Partner with breweries, campus organizations, small festivals, and apartment communities. Philadelphia customers reward businesses that feel present in the neighborhood rather than randomly passing through. Return to the same zones consistently so people can build habits around your truck.

Turn first-time buyers into regulars

  • Create one signature item customers can talk about easily
  • Offer a lunch combo that makes ordering fast
  • Use SMS or Instagram stories for flash specials
  • Track which neighborhoods buy premium lobster items versus value-driven fish baskets
  • Ask event organizers for repeat booking windows, not just one-off dates

Operationally, regular bookings matter as much as social media traction. That is why many owners use My Curb Spot to reduce the friction of finding opportunities and managing event relationships. A steady calendar supports better purchasing, staffing, and marketing, all of which are especially important for seafood concepts with tighter shelf-life constraints.

Conclusion

Seafood food trucks in Philadelphia have real upside when they combine strong food safety systems with a menu designed for local tastes. The city offers multiple demand pockets, from Center City lunches to university traffic, brewery nights, and waterfront events. Concepts built around fish, shrimp, lobster, and regional comfort flavors can stand out if they stay focused and execute consistently.

The winning formula is practical: choose a compact menu, source carefully, build reliable commissary routines, and commit to repeatable locations where your audience already gathers. Philadelphia diners know good food, and they reward trucks that deliver quality without wasting their time. For operators looking to discover and book the right spots more efficiently, My Curb Spot can play a valuable role in turning a strong seafood concept into a dependable business.

Frequently Asked Questions

Is Philadelphia a good city for a seafood food truck?

Yes. Philadelphia has strong demand for handheld comfort food, event catering, and neighborhood-based dining. Seafood works especially well when the menu is built around fast-service items like fish sandwiches, shrimp baskets, and lobster rolls.

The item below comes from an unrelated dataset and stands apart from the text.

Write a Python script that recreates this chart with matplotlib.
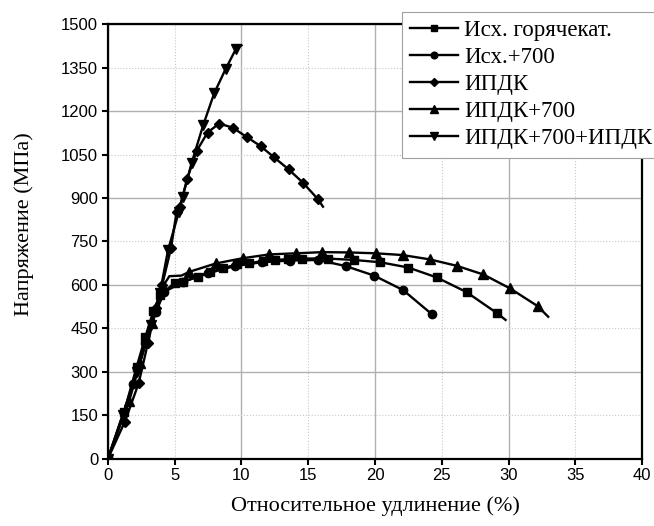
import numpy as np
from matplotlib import pyplot as plt
from matplotlib.ticker import MultipleLocator, FormatStrFormatter

# Исх. горячекат.
x_hot = [0, 1.2, 2.15, 2.8, 3.4, 3.9, 5.01, 5.64, 6.71, 7.63, 8.63, 9.63, 10.58, 11.58, 12.5,
         13.5, 14.5, 16.44, 18.44, 20.4, 22.48, 24.6, 26.85, 29.14, 29.77]
y_hot = [0, 160, 317, 420, 510, 565, 607, 611, 628, 645, 657, 671, 674, 683, 686,
         689, 691, 691, 686, 678, 660, 626, 575, 502, 479]
# Исх.+700
x_h700 = [0, 1.9, 2.8, 3.6, 4.2, 5.6, 7.5, 9.5, 11.5, 13.6, 15.74, 17.8, 19.93, 22.1, 24.27]
y_h700 = [0, 258, 400, 505, 575, 610, 640, 665, 678, 684, 686, 665, 632, 582, 498]
# ИПДК
x_hpt = [0, 1.27, 2.3, 3.0, 3.6, 4.06, 4.72, 5.14, 5.39, 5.94, 6.64, 7.46, 8.33, 9.33,
         10.38, 11.43, 12.45, 13.52, 14.62, 15.72, 16.1]
y_hpt = [0, 128, 260, 400, 520, 599, 726, 852, 870, 967, 1062, 1126, 1157, 1143,
         1111, 1079, 1040, 999, 952, 896, 870]
# ИПДК+700
x_hpt700 = [0, 1.6, 2.4, 3.3, 4.09, 4.6, 5.5, 6.09, 8.08, 10.08, 12.05, 14.05, 16.04, 18.05,
            20.06, 22.06, 24.1, 26.1, 28.1, 30.1, 32.16, 32.96]
y_hpt700 = [0, 200, 330, 470, 593, 630, 632, 645, 674, 692, 705, 709, 713, 712,
            709, 703, 688, 666, 636, 588, 527, 490]
# ИПДК+700+ИПДК
x_hpt2 = [0, 1.1, 2.2, 3.2, 3.89, 4.5, 5.3, 5.6, 6.26, 7.13, 7.96, 8.81, 9.58, 10.0]
y_hpt2 = [0, 150, 300, 460, 571, 720, 850, 905, 1020, 1151, 1262, 1345, 1414, 1427]

labels = ['Исх. горячекат.', 'Исх.+700', 'ИПДК', 'ИПДК+700', 'ИПДК+700+ИПДК']

fig = plt.figure(figsize=(6.54, 5.26), dpi=100)
ax = fig.add_axes([0.165, 0.128, 0.817, 0.826])

serif = ['Liberation Serif', 'DejaVu Serif']
sans = ['Liberation Sans', 'DejaVu Sans']

ax.plot(x_hot, y_hot, '-s', color='black', lw=1.7, ms=5.5, markevery=list(range(len(x_hot) - 1)), label=labels[0])
ax.plot(x_h700, y_h700, '-o', color='black', lw=1.7, ms=6, label=labels[1])
ax.plot(x_hpt, y_hpt, '-D', color='black', lw=1.7, ms=5.5, markevery=list(range(len(x_hpt) - 1)), label=labels[2])
tri_idx = [i for i in range(len(x_hpt700) - 1) if i not in (5, 6)]
ax.plot(x_hpt700, y_hpt700, '-^', color='black', lw=1.7, ms=6.5, markevery=tri_idx, label=labels[3])
ax.plot(x_hpt2, y_hpt2, '-v', color='black', lw=1.7, ms=6.5, markevery=list(range(len(x_hpt2) - 1)), label=labels[4])

ax.set_xlim(0, 40) ; ax.set_ylim(0, 1500)
ax.xaxis.set_major_locator(MultipleLocator(10)) ; ax.xaxis.set_minor_locator(MultipleLocator(5))
ax.yaxis.set_major_locator(MultipleLocator(300)) ; ax.yaxis.set_minor_locator(MultipleLocator(150))
ax.xaxis.set_minor_formatter(FormatStrFormatter('%d'))
ax.yaxis.set_minor_formatter(FormatStrFormatter('%d'))
ax.grid(which='major', color='#b0b0b0', lw=1.0, ls='-')
ax.grid(which='minor', color='#c8c8c8', lw=0.8, ls=':')
ax.set_axisbelow(True)
ax.tick_params(which='both', direction='out', length=4, width=1.5, labelsize=12, pad=3)
for lab in ax.get_xticklabels(which='both') + ax.get_yticklabels(which='both'):
    lab.set_family(sans)
for s in ax.spines.values():
    s.set_linewidth(1.6)

ax.set_xlabel('Относительное удлинение (%)', family=serif, fontsize=16, labelpad=9)
ax.set_ylabel('Напряжение (МПа)', family=serif, fontsize=16)
ax.yaxis.set_label_coords(-0.138, 0.54)

leg = ax.legend(loc='upper left', bbox_to_anchor=(402 / 654, 1 - 12 / 526), bbox_transform=fig.transFigure,
                prop={'family': serif, 'size': 16.5}, frameon=True, fancybox=False, framealpha=1,
                edgecolor='#a0a0a0', borderaxespad=0, borderpad=0.36, handlelength=2.1,
                handletextpad=0.25, labelspacing=0.26, markerscale=0.8)
leg.get_frame().set_linewidth(0.8)

fig.savefig('out.png', dpi=100)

What seafood menu items sell best from food trucks in Philadelphia?

Top performers often include fried fish sandwiches, shrimp baskets, crab fries, fish tacos, and lobster rolls. Philadelphia-style twists, such as a seafood cheesesteak or fish hoagie, can also attract attention if executed well.

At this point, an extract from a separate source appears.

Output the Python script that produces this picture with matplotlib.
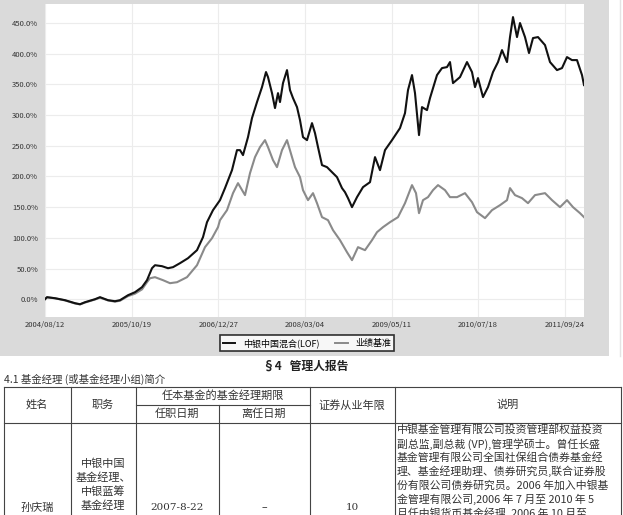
import matplotlib
matplotlib.use('Agg')
import matplotlib.pyplot as plt
from matplotlib.lines import Line2D
from matplotlib.patches import Rectangle
import pandas as pd

plt.rcParams['font.family'] = ['Noto Sans CJK SC', 'DejaVu Sans']

# ---------------- data ----------------
inception = '2004-08-12'
end_day = 2695

fund_days = [0, 10, 50, 100, 150, 175, 200, 250, 275, 315, 350, 375, 415, 450, 485,
             510, 535, 550, 585, 615, 640, 675, 715, 760, 790, 810, 840, 875, 900, 935,
             960, 975, 990, 1015, 1035, 1060, 1085, 1105, 1115, 1135, 1150, 1165, 1175,
             1190, 1210, 1225, 1240, 1260, 1275, 1290, 1310, 1335, 1350, 1365, 1385, 1410,
             1435, 1460, 1485, 1500, 1515, 1535, 1560, 1590, 1625, 1650, 1675, 1700, 1735,
             1775, 1800, 1815, 1835, 1850, 1870, 1885, 1910, 1925, 1960, 1985, 2010, 2025,
             2040, 2075, 2110, 2135, 2150, 2165, 2190, 2215, 2240, 2265, 2285, 2310, 2325,
             2340, 2360, 2375, 2400, 2420, 2440, 2465, 2500, 2525, 2560, 2585, 2610, 2635,
             2660, 2685, 2695]
fund_return = [0.0, 3.3, 1.6, -1.6, -6.5, -8.2, -4.9, 0.0, 3.3, -1.6, -3.3, -1.6, 6.5, 11.4, 19.6,
               31.0, 50.5, 55.4, 53.8, 50.5, 52.2, 58.7, 66.8, 79.9, 101.1, 125.5, 145.1, 161.4, 181.0, 210.3,
               242.9, 242.9, 234.8, 264.1, 295.1, 321.2, 345.6, 370.1, 361.9, 335.8, 311.4, 335.8, 321.2,
               352.1, 373.3, 340.7, 327.7, 313.0, 291.8, 264.1, 259.2, 286.9, 270.6, 247.8, 218.5, 215.2,
               207.0, 198.9, 181.0, 174.4, 164.7, 150.0, 166.3, 182.6, 190.7, 231.5, 210.3, 242.9, 259.2,
               278.8, 303.2, 340.7, 365.2, 335.8, 267.4, 313.0, 308.1, 327.7, 365.2, 376.6, 378.2, 386.4,
               352.1, 361.9, 386.4, 370.1, 345.6, 360.3, 329.3, 345.6, 370.1, 386.4, 405.9, 386.4, 427.1,
               459.7, 427.1, 450.0, 427.1, 401.1, 425.5, 427.1, 414.1, 386.4, 373.3, 376.6, 394.5, 389.6,
               389.6, 365.2, 348.9]

bench_days = [0, 10, 50, 100, 150, 175, 200, 250, 275, 315, 350, 375, 415, 450, 485,
              510, 525, 550, 590, 625, 660, 710, 760, 800, 835, 865, 875, 910, 940, 965,
              1000, 1025, 1050, 1075, 1100, 1115, 1140, 1160, 1185, 1210, 1235, 1250, 1275,
              1290, 1315, 1340, 1360, 1385, 1415, 1440, 1475, 1510, 1535, 1565, 1600, 1635,
              1660, 1690, 1725, 1765, 1800, 1835, 1855, 1870, 1890, 1915, 1940, 1965, 2000,
              2025, 2060, 2100, 2135, 2160, 2200, 2235, 2275, 2310, 2325, 2350, 2385, 2415,
              2450, 2500, 2535, 2575, 2610, 2640, 2675, 2695]
bench_return = [0.0, 3.0, 1.5, -2.0, -7.0, -8.5, -5.5, -0.5, 2.5, -2.0, -4.0, -2.5, 5.0, 9.0, 16.0,
                27.7, 34.2, 35.9, 31.0, 26.1, 27.7, 35.9, 55.4, 84.8, 99.4, 117.4, 128.8, 145.1, 172.8, 189.1,
                169.6, 205.4, 231.5, 247.8, 259.2, 247.8, 226.6, 215.2, 242.9, 259.2, 231.5, 215.2, 198.9,
                177.7, 161.4, 172.8, 156.5, 133.7, 128.8, 112.5, 96.2, 76.6, 63.6, 84.8, 79.9, 96.2,
                109.2, 117.4, 125.5, 133.7, 156.5, 185.9, 172.8, 140.2, 161.4, 166.3, 177.7, 185.9, 177.7,
                166.3, 166.3, 172.8, 158.1, 141.8, 132.1, 145.1, 153.2, 161.4, 181.0, 169.6, 164.7, 156.5,
                169.6, 172.8, 161.4, 150.0, 161.4, 150.0, 140.2, 133.7]

y_ticks = [0, 50, 100, 150, 200, 250, 300, 350, 400, 450]
y_tick_labels = ['0.0%', '50.0%', '100.0%', '150.0%', '200.0%', '250.0%',
                 '300.0%', '350.0%', '400.0%', '450.0%']
x_tick_dates = ['2004-08-12', '2005-10-19', '2006-12-27', '2008-03-04',
                '2009-05-11', '2010-07-18', '2011-09-24']
x_tick_labels = ['2004/08/12', '2005/10/19', '2006/12/27', '2008/03/04',
                 '2009/05/11', '2010/07/18', '2011/09/24']
legend_labels = ['中银中国混合(LOF)', '业绩基准']

# ---------------- figure ----------------
W, H = 623, 515
fig = plt.figure(figsize=(W / 100, H / 100), dpi=100)
fig.patch.set_facecolor('white')

# page overlay (pixel coordinates) for background panel and table
page = fig.add_axes([0, 0, 1, 1])
page.set_xlim(0, W)
page.set_ylim(H, 0)
page.axis('off')
page.set_zorder(0)
page.add_patch(Rectangle((0, 0), 609, 356, facecolor='#dadada', edgecolor='none'))
page.plot([620, 620], [0, 356], color='#e4e4e4', lw=1)

# chart axes
x0, x1, yt, yb = 45, 584, 4, 317
ax = fig.add_axes([x0 / W, 1 - yb / H, (x1 - x0) / W, (yb - yt) / H])
ax.set_zorder(1)
ax.set_facecolor('white')

start = pd.Timestamp(inception)
fund_dates = start + pd.to_timedelta(fund_days, unit='D')
bench_dates = start + pd.to_timedelta(bench_days, unit='D')

ax.plot(bench_dates, bench_return, color='#8a8a8a', lw=1.5, zorder=3)
ax.plot(fund_dates, fund_return, color='#111111', lw=1.5, zorder=4)

ax.set_xlim(start, start + pd.Timedelta(days=end_day))
ax.set_ylim(-29, 481)
ax.set_yticks(y_ticks)
ax.set_yticklabels(y_tick_labels)
ax.set_xticks(pd.to_datetime(x_tick_dates))
ax.set_xticklabels(x_tick_labels)
ax.tick_params(axis='both', length=0, labelsize=5.5, labelcolor='#333333')
ax.tick_params(axis='x', pad=3)
ax.tick_params(axis='y', pad=5)
ax.grid(True, color='#ececec', lw=0.8)
ax.set_axisbelow(True)
for s in ax.spines.values():
    s.set_visible(False)

handles = [Line2D([], [], color='#111111', lw=1.4), Line2D([], [], color='#8a8a8a', lw=1.4)]
leg = fig.legend(handles, legend_labels, loc='center', ncol=2,
                 bbox_to_anchor=(307 / W, 1 - 343 / H), fontsize=6.5,
                 frameon=True, fancybox=False, edgecolor='black',
                 handlelength=1.4, columnspacing=1.8, borderpad=0.35)
leg.get_frame().set_linewidth(1.2)
leg.get_frame().set_facecolor('white')
leg.set_zorder(5)

# ---------------- text below the chart ----------------
tc = '#333333'
page.text(306, 366, '§4   管理人报告', ha='center', va='center', fontsize=8.5,
          fontweight='bold', color='#222222')
page.text(4, 379, '4.1 基金经理 (或基金经理小组)简介', ha='left', va='center',
          fontsize=7.5, color=tc)

# table grid
lc = '#444444'
top, mid, hb = 387, 405, 423
for xv in [4, 71, 136, 219, 310, 395, 621]:
    y_from = mid if xv == 219 else top
    page.plot([xv, xv], [y_from, H + 5], color=lc, lw=0.8, clip_on=False)
page.plot([4, 621], [top, top], color=lc, lw=0.8)
page.plot([136, 310], [mid, mid], color=lc, lw=0.8)
page.plot([4, 621], [hb, hb], color=lc, lw=0.8)

fs = 8.0
page.text(37, 405, '姓名', ha='center', va='center', fontsize=fs, color=tc)
page.text(103, 405, '职务', ha='center', va='center', fontsize=fs, color=tc)
page.text(223, 396, '任本基金的基金经理期限', ha='center', va='center', fontsize=fs, color=tc)
page.text(177, 414, '任职日期', ha='center', va='center', fontsize=fs, color=tc)
page.text(264, 414, '离任日期', ha='center', va='center', fontsize=fs, color=tc)
page.text(352, 405, '证券从业年限', ha='center', va='center', fontsize=fs, color=tc)
page.text(508, 405, '说明', ha='center', va='center', fontsize=fs, color=tc)

page.text(37, 508, '孙庆瑞', ha='center', va='center', fontsize=fs, color=tc)
for yy, t in zip([464, 478, 492, 506], ['中银中国', '基金经理、', '中银蓝筹', '基金经理']):
    page.text(103, yy, t, ha='center', va='center', fontsize=fs, color=tc)
page.text(177, 508, '2007-8-22', ha='center', va='center', fontsize=7.5, color=tc,
          family=['DejaVu Serif'])
page.text(264, 508, '–', ha='center', va='center', fontsize=7.5, color=tc)
page.text(352, 508, '10', ha='center', va='center', fontsize=7.5, color=tc,
          family=['DejaVu Serif'])

desc = ['中银基金管理有限公司投资管理部权益投资',
        '副总监,副总裁 (VP),管理学硕士。曾任长盛',
        '基金管理有限公司全国社保组合债券基金经',
        '理、基金经理助理、债券研究员,联合证券股',
        '份有限公司债券研究员。2006 年加入中银基',
        '金管理有限公司,2006 年 7 月至 2010 年 5',
        '月任中银货币基金经理, 2006 年 10 月至']
for i, t in enumerate(desc):
    page.text(397, 430 + i * 13.8, t, ha='left', va='center', fontsize=7.8, color=tc)

fig.savefig('out.png', dpi=100)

Where should a seafood truck operate in Philadelphia?

Promising areas include Center City for weekday lunch, University City for all-day traffic, and Fishtown or Northern Liberties for evening service and brewery events. Seasonal festivals and waterfront gatherings can also generate high-volume seafood sales.

Are seafood food trucks harder to run than other trucks?

Usually, yes. Seafood requires stricter temperature control, more precise sourcing, and tighter prep systems. However, the category can support stronger price points and stand out in a less crowded niche than burgers or tacos.

How can a seafood truck get more event bookings in Philadelphia?

Focus on a clear catering menu, consistent branding, and repeatable service standards. Post your schedule clearly, build relationships with local organizers, and use tools that help identify and manage bookable locations efficiently.